**STORED DATA:**
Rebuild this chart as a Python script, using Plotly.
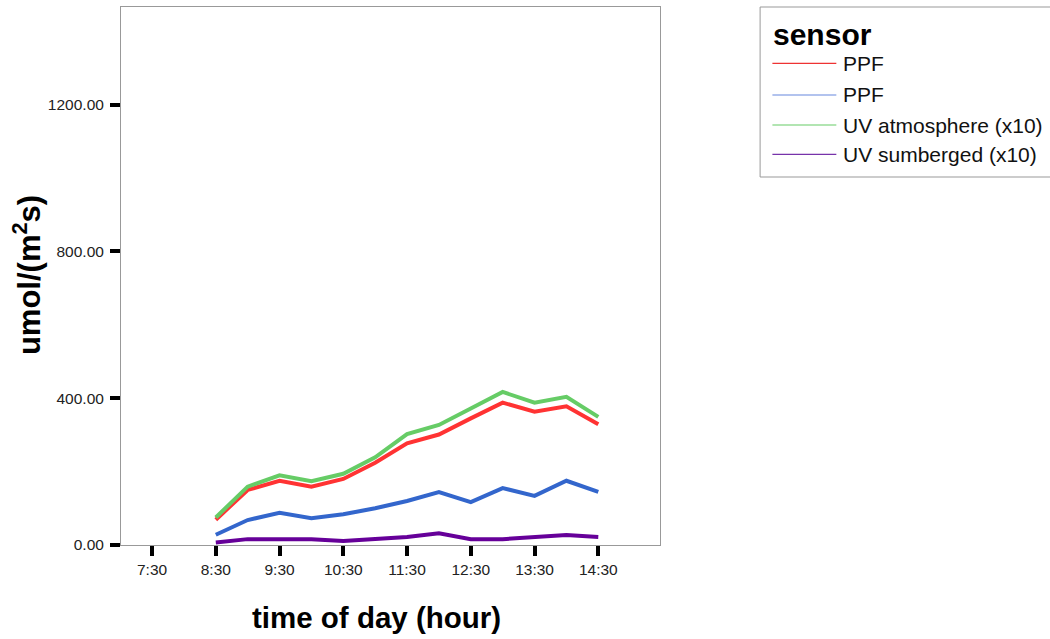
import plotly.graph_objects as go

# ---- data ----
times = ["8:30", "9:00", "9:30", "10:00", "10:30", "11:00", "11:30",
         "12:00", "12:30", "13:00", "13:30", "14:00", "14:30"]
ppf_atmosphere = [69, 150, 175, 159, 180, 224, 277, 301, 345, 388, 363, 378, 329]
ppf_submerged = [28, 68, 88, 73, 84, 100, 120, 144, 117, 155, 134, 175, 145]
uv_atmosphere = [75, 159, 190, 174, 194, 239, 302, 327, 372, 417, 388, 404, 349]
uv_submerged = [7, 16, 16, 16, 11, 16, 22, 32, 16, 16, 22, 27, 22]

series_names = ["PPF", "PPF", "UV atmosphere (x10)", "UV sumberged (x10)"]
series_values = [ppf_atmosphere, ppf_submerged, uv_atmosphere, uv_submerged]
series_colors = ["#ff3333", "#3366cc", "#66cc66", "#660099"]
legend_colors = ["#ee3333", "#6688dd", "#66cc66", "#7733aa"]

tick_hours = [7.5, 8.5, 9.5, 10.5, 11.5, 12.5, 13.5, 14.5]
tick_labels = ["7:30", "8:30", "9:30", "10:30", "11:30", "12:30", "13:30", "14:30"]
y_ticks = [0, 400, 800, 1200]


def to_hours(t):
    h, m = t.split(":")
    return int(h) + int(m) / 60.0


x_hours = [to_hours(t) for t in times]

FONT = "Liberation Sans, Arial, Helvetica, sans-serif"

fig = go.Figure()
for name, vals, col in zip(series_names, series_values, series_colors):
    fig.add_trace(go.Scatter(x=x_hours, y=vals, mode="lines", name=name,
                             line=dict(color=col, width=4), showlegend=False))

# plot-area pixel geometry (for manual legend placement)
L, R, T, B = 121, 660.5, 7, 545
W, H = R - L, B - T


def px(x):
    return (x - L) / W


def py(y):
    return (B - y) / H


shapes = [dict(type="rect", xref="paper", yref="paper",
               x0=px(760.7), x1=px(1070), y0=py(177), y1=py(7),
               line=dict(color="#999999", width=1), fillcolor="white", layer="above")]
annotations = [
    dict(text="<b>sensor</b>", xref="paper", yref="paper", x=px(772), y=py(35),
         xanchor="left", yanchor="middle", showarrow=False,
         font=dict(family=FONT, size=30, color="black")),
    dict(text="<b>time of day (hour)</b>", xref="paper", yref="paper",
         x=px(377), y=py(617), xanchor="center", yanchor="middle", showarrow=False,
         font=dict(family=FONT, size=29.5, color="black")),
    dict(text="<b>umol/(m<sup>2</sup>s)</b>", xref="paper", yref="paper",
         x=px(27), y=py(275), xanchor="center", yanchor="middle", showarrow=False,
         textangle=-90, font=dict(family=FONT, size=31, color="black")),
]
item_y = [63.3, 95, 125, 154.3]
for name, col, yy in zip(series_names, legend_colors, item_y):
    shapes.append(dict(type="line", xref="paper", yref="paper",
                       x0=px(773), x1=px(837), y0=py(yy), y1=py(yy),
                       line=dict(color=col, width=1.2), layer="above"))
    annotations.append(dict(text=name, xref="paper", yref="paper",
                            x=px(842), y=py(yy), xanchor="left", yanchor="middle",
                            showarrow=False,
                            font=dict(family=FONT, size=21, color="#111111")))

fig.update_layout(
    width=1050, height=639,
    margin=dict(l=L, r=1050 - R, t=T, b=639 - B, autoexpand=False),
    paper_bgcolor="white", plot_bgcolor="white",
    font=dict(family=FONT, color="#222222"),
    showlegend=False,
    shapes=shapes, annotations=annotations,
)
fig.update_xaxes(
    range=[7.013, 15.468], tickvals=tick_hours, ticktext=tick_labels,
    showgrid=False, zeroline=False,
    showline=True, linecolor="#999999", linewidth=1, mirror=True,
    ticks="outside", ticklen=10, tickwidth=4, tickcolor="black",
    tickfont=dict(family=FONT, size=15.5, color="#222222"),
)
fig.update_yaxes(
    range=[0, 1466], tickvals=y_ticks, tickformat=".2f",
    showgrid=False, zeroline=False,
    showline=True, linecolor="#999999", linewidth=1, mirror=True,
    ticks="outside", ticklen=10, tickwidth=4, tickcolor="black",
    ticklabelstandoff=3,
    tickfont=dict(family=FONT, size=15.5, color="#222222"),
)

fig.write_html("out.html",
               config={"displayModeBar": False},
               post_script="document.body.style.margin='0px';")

**WHAT THE TASK REQUIRES:** Return only the lines running from the top of the data to the line that holds "import plotly.graph_objects as go". Include both of those lines, but skip the pictures.

**FULL ANSWER:**
Rebuild this chart as a Python script, using Plotly.
import plotly.graph_objects as go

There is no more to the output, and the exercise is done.